**JOB**:
The records that follow are to be transcribed in full, without their images.

**MATERIAL TO PROCESS**:

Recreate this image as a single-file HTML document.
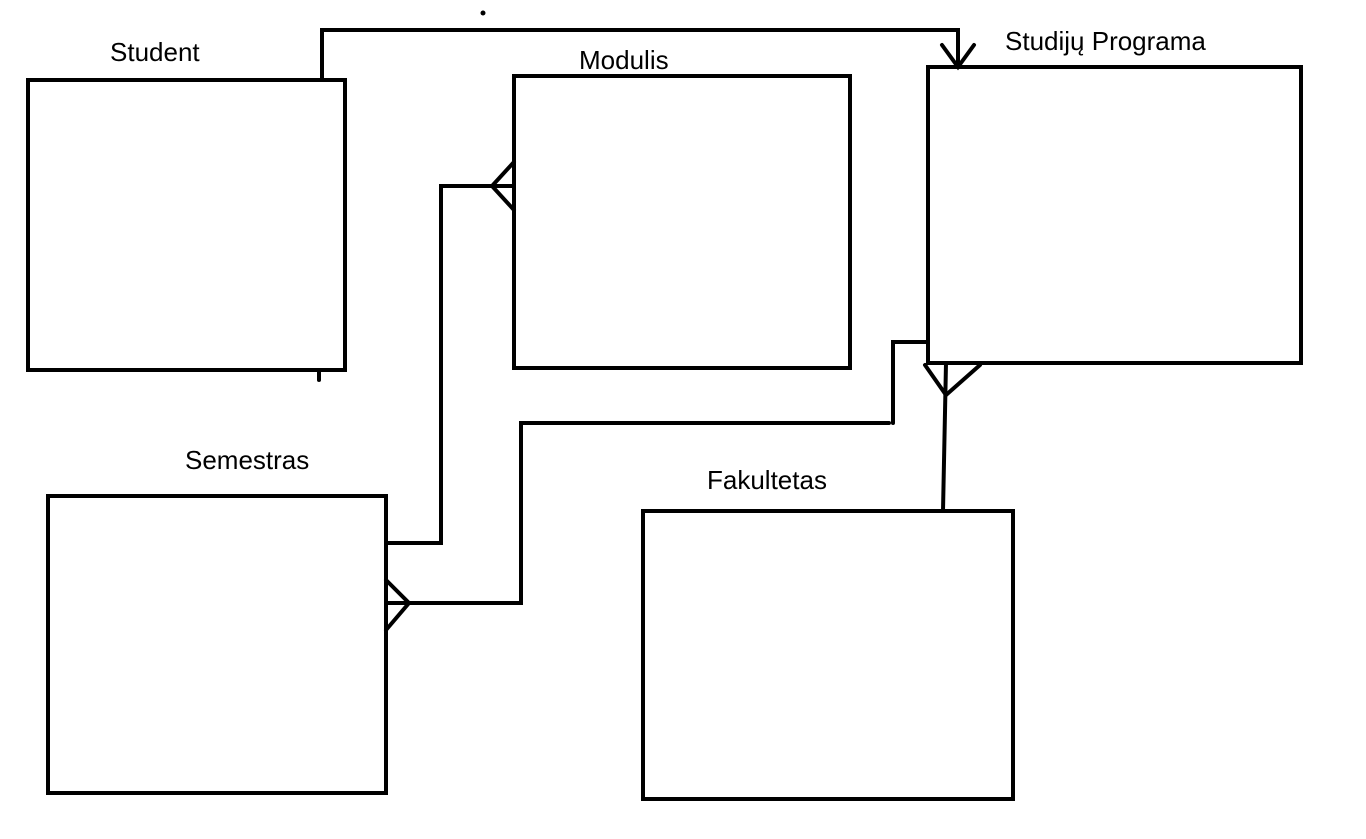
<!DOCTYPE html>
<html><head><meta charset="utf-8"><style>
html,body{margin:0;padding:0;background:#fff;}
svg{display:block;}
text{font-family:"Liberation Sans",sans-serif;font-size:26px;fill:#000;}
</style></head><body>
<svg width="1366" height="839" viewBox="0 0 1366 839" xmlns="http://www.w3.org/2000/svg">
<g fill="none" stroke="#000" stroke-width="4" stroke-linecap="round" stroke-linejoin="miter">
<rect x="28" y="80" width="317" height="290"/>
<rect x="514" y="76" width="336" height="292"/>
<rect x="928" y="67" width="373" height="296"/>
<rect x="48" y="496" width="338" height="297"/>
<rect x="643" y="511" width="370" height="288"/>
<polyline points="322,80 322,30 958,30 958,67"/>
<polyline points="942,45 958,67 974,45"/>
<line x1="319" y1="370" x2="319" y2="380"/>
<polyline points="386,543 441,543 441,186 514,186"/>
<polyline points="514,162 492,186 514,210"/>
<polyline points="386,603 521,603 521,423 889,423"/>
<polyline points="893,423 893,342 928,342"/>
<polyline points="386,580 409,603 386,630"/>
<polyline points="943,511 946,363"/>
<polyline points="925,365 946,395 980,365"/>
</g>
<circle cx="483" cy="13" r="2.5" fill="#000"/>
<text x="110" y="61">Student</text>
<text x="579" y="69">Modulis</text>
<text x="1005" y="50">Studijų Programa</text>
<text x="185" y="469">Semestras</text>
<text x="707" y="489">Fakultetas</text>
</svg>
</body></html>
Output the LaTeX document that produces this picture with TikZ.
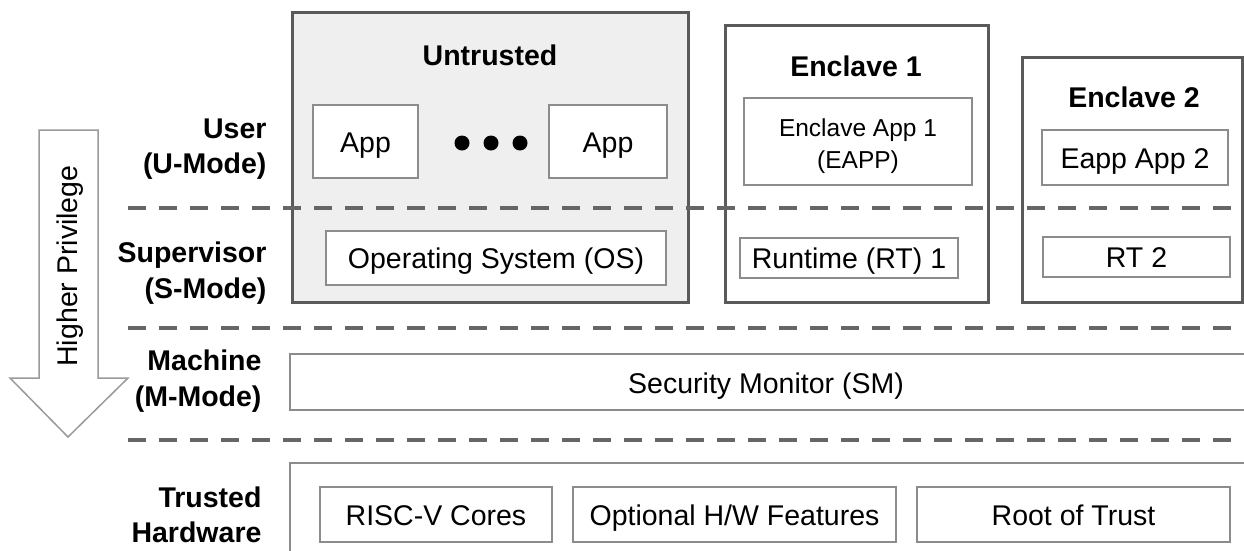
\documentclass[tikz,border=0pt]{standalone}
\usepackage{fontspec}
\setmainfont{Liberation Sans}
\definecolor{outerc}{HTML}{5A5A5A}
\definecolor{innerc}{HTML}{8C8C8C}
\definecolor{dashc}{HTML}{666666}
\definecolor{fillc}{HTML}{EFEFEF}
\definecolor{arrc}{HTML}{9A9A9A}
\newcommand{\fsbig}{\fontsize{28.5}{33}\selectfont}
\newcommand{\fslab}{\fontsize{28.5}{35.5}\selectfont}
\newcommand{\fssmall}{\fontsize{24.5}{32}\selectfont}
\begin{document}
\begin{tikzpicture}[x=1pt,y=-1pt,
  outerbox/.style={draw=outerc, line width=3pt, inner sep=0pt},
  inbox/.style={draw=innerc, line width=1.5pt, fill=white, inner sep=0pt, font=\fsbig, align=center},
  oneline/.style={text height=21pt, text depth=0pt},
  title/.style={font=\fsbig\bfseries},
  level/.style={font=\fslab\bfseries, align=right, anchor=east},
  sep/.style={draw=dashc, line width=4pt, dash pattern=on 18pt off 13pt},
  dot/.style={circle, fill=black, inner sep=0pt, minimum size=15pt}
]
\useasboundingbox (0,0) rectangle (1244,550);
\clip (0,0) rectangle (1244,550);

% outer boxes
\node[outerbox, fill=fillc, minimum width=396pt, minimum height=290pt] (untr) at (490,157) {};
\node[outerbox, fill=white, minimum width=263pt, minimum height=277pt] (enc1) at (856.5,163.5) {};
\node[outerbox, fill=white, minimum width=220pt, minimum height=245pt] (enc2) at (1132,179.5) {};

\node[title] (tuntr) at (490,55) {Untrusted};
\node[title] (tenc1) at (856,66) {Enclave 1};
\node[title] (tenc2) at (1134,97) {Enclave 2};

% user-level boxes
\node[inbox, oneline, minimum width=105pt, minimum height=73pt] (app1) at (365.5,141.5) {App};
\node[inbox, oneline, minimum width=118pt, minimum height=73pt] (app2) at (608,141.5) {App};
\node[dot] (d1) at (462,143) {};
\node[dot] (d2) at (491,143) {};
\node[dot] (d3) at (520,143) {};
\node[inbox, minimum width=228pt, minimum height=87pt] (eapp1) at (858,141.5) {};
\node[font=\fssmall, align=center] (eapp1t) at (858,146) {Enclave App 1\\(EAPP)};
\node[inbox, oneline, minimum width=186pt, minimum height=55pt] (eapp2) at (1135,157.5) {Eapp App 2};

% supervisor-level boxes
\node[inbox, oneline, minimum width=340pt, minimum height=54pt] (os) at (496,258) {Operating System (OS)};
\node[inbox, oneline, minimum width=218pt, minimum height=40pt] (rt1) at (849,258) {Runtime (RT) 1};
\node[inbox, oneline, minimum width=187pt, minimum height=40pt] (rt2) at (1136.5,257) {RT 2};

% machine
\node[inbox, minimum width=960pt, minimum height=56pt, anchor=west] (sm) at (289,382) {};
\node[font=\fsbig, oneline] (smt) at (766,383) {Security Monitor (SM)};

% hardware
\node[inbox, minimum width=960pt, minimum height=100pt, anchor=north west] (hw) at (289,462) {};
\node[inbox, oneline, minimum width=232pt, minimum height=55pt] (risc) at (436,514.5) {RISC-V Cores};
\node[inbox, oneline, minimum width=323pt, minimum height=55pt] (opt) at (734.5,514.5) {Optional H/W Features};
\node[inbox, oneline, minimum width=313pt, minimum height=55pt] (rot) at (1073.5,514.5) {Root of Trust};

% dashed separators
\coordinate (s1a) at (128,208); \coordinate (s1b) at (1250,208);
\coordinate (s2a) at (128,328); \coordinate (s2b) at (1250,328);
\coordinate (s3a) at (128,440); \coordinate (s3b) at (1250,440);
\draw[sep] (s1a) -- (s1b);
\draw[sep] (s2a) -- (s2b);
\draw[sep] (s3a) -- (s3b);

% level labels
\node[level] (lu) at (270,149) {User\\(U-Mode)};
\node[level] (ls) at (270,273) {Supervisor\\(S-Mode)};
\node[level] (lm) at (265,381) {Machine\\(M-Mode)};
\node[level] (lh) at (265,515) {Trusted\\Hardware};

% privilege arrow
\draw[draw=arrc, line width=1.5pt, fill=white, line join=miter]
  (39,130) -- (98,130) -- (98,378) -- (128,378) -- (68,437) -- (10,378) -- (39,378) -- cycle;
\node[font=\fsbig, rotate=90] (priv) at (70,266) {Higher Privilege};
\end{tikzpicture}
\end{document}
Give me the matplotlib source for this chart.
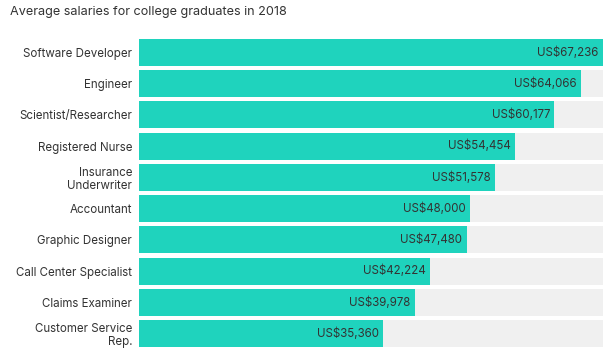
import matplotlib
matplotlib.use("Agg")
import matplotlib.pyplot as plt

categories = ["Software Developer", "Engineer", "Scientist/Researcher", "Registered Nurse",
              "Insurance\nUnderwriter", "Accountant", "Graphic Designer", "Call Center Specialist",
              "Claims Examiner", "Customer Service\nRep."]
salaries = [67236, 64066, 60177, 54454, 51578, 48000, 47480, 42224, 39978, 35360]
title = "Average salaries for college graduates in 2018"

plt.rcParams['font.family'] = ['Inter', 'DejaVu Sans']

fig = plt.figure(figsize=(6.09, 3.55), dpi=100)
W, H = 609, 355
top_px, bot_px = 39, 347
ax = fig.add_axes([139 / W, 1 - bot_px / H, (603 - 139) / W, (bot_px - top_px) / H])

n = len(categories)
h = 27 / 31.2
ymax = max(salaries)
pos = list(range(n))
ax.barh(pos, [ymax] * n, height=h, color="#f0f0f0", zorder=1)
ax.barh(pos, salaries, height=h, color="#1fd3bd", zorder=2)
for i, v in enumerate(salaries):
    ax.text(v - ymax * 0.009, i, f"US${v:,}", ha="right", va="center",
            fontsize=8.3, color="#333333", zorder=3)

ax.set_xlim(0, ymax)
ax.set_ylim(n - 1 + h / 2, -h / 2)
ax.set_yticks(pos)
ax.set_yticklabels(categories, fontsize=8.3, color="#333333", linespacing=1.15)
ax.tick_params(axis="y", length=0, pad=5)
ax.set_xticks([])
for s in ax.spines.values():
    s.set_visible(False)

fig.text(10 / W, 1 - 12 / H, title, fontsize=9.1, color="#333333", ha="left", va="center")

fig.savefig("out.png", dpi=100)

**RESULT OF THE EXERCISE**:
Recreate this image as a single-file HTML document.
<!DOCTYPE html>
<html><head><meta charset="utf-8"><style>
html,body{margin:0;padding:0;background:#fff;}
svg{display:block;}
text{font-family:"Liberation Sans",sans-serif;font-size:26px;fill:#000;}
</style></head><body>
<svg width="1366" height="839" viewBox="0 0 1366 839" xmlns="http://www.w3.org/2000/svg">
<g fill="none" stroke="#000" stroke-width="4" stroke-linecap="round" stroke-linejoin="miter">
<rect x="28" y="80" width="317" height="290"/>
<rect x="514" y="76" width="336" height="292"/>
<rect x="928" y="67" width="373" height="296"/>
<rect x="48" y="496" width="338" height="297"/>
<rect x="643" y="511" width="370" height="288"/>
<polyline points="322,80 322,30 958,30 958,67"/>
<polyline points="942,45 958,67 974,45"/>
<line x1="319" y1="370" x2="319" y2="380"/>
<polyline points="386,543 441,543 441,186 514,186"/>
<polyline points="514,162 492,186 514,210"/>
<polyline points="386,603 521,603 521,423 889,423"/>
<polyline points="893,423 893,342 928,342"/>
<polyline points="386,580 409,603 386,630"/>
<polyline points="943,511 946,363"/>
<polyline points="925,365 946,395 980,365"/>
</g>
<circle cx="483" cy="13" r="2.5" fill="#000"/>
<text x="110" y="61">Student</text>
<text x="579" y="69">Modulis</text>
<text x="1005" y="50">Studijų Programa</text>
<text x="185" y="469">Semestras</text>
<text x="707" y="489">Fakultetas</text>
</svg>
</body></html>
Output the LaTeX document that produces this picture with TikZ.
\documentclass[tikz,border=0pt]{standalone}
\usepackage{fontspec}
\setmainfont{Liberation Sans}
\definecolor{outerc}{HTML}{5A5A5A}
\definecolor{innerc}{HTML}{8C8C8C}
\definecolor{dashc}{HTML}{666666}
\definecolor{fillc}{HTML}{EFEFEF}
\definecolor{arrc}{HTML}{9A9A9A}
\newcommand{\fsbig}{\fontsize{28.5}{33}\selectfont}
\newcommand{\fslab}{\fontsize{28.5}{35.5}\selectfont}
\newcommand{\fssmall}{\fontsize{24.5}{32}\selectfont}
\begin{document}
\begin{tikzpicture}[x=1pt,y=-1pt,
  outerbox/.style={draw=outerc, line width=3pt, inner sep=0pt},
  inbox/.style={draw=innerc, line width=1.5pt, fill=white, inner sep=0pt, font=\fsbig, align=center},
  oneline/.style={text height=21pt, text depth=0pt},
  title/.style={font=\fsbig\bfseries},
  level/.style={font=\fslab\bfseries, align=right, anchor=east},
  sep/.style={draw=dashc, line width=4pt, dash pattern=on 18pt off 13pt},
  dot/.style={circle, fill=black, inner sep=0pt, minimum size=15pt}
]
\useasboundingbox (0,0) rectangle (1244,550);
\clip (0,0) rectangle (1244,550);

% outer boxes
\node[outerbox, fill=fillc, minimum width=396pt, minimum height=290pt] (untr) at (490,157) {};
\node[outerbox, fill=white, minimum width=263pt, minimum height=277pt] (enc1) at (856.5,163.5) {};
\node[outerbox, fill=white, minimum width=220pt, minimum height=245pt] (enc2) at (1132,179.5) {};

\node[title] (tuntr) at (490,55) {Untrusted};
\node[title] (tenc1) at (856,66) {Enclave 1};
\node[title] (tenc2) at (1134,97) {Enclave 2};

% user-level boxes
\node[inbox, oneline, minimum width=105pt, minimum height=73pt] (app1) at (365.5,141.5) {App};
\node[inbox, oneline, minimum width=118pt, minimum height=73pt] (app2) at (608,141.5) {App};
\node[dot] (d1) at (462,143) {};
\node[dot] (d2) at (491,143) {};
\node[dot] (d3) at (520,143) {};
\node[inbox, minimum width=228pt, minimum height=87pt] (eapp1) at (858,141.5) {};
\node[font=\fssmall, align=center] (eapp1t) at (858,146) {Enclave App 1\\(EAPP)};
\node[inbox, oneline, minimum width=186pt, minimum height=55pt] (eapp2) at (1135,157.5) {Eapp App 2};

% supervisor-level boxes
\node[inbox, oneline, minimum width=340pt, minimum height=54pt] (os) at (496,258) {Operating System (OS)};
\node[inbox, oneline, minimum width=218pt, minimum height=40pt] (rt1) at (849,258) {Runtime (RT) 1};
\node[inbox, oneline, minimum width=187pt, minimum height=40pt] (rt2) at (1136.5,257) {RT 2};

% machine
\node[inbox, minimum width=960pt, minimum height=56pt, anchor=west] (sm) at (289,382) {};
\node[font=\fsbig, oneline] (smt) at (766,383) {Security Monitor (SM)};

% hardware
\node[inbox, minimum width=960pt, minimum height=100pt, anchor=north west] (hw) at (289,462) {};
\node[inbox, oneline, minimum width=232pt, minimum height=55pt] (risc) at (436,514.5) {RISC-V Cores};
\node[inbox, oneline, minimum width=323pt, minimum height=55pt] (opt) at (734.5,514.5) {Optional H/W Features};
\node[inbox, oneline, minimum width=313pt, minimum height=55pt] (rot) at (1073.5,514.5) {Root of Trust};

% dashed separators
\coordinate (s1a) at (128,208); \coordinate (s1b) at (1250,208);
\coordinate (s2a) at (128,328); \coordinate (s2b) at (1250,328);
\coordinate (s3a) at (128,440); \coordinate (s3b) at (1250,440);
\draw[sep] (s1a) -- (s1b);
\draw[sep] (s2a) -- (s2b);
\draw[sep] (s3a) -- (s3b);

% level labels
\node[level] (lu) at (270,149) {User\\(U-Mode)};
\node[level] (ls) at (270,273) {Supervisor\\(S-Mode)};
\node[level] (lm) at (265,381) {Machine\\(M-Mode)};
\node[level] (lh) at (265,515) {Trusted\\Hardware};

% privilege arrow
\draw[draw=arrc, line width=1.5pt, fill=white, line join=miter]
  (39,130) -- (98,130) -- (98,378) -- (128,378) -- (68,437) -- (10,378) -- (39,378) -- cycle;
\node[font=\fsbig, rotate=90] (priv) at (70,266) {Higher Privilege};
\end{tikzpicture}
\end{document}
Give me the matplotlib source for this chart.
import matplotlib
matplotlib.use("Agg")
import matplotlib.pyplot as plt

categories = ["Software Developer", "Engineer", "Scientist/Researcher", "Registered Nurse",
              "Insurance\nUnderwriter", "Accountant", "Graphic Designer", "Call Center Specialist",
              "Claims Examiner", "Customer Service\nRep."]
salaries = [67236, 64066, 60177, 54454, 51578, 48000, 47480, 42224, 39978, 35360]
title = "Average salaries for college graduates in 2018"

plt.rcParams['font.family'] = ['Inter', 'DejaVu Sans']

fig = plt.figure(figsize=(6.09, 3.55), dpi=100)
W, H = 609, 355
top_px, bot_px = 39, 347
ax = fig.add_axes([139 / W, 1 - bot_px / H, (603 - 139) / W, (bot_px - top_px) / H])

n = len(categories)
h = 27 / 31.2
ymax = max(salaries)
pos = list(range(n))
ax.barh(pos, [ymax] * n, height=h, color="#f0f0f0", zorder=1)
ax.barh(pos, salaries, height=h, color="#1fd3bd", zorder=2)
for i, v in enumerate(salaries):
    ax.text(v - ymax * 0.009, i, f"US${v:,}", ha="right", va="center",
            fontsize=8.3, color="#333333", zorder=3)

ax.set_xlim(0, ymax)
ax.set_ylim(n - 1 + h / 2, -h / 2)
ax.set_yticks(pos)
ax.set_yticklabels(categories, fontsize=8.3, color="#333333", linespacing=1.15)
ax.tick_params(axis="y", length=0, pad=5)
ax.set_xticks([])
for s in ax.spines.values():
    s.set_visible(False)

fig.text(10 / W, 1 - 12 / H, title, fontsize=9.1, color="#333333", ha="left", va="center")

fig.savefig("out.png", dpi=100)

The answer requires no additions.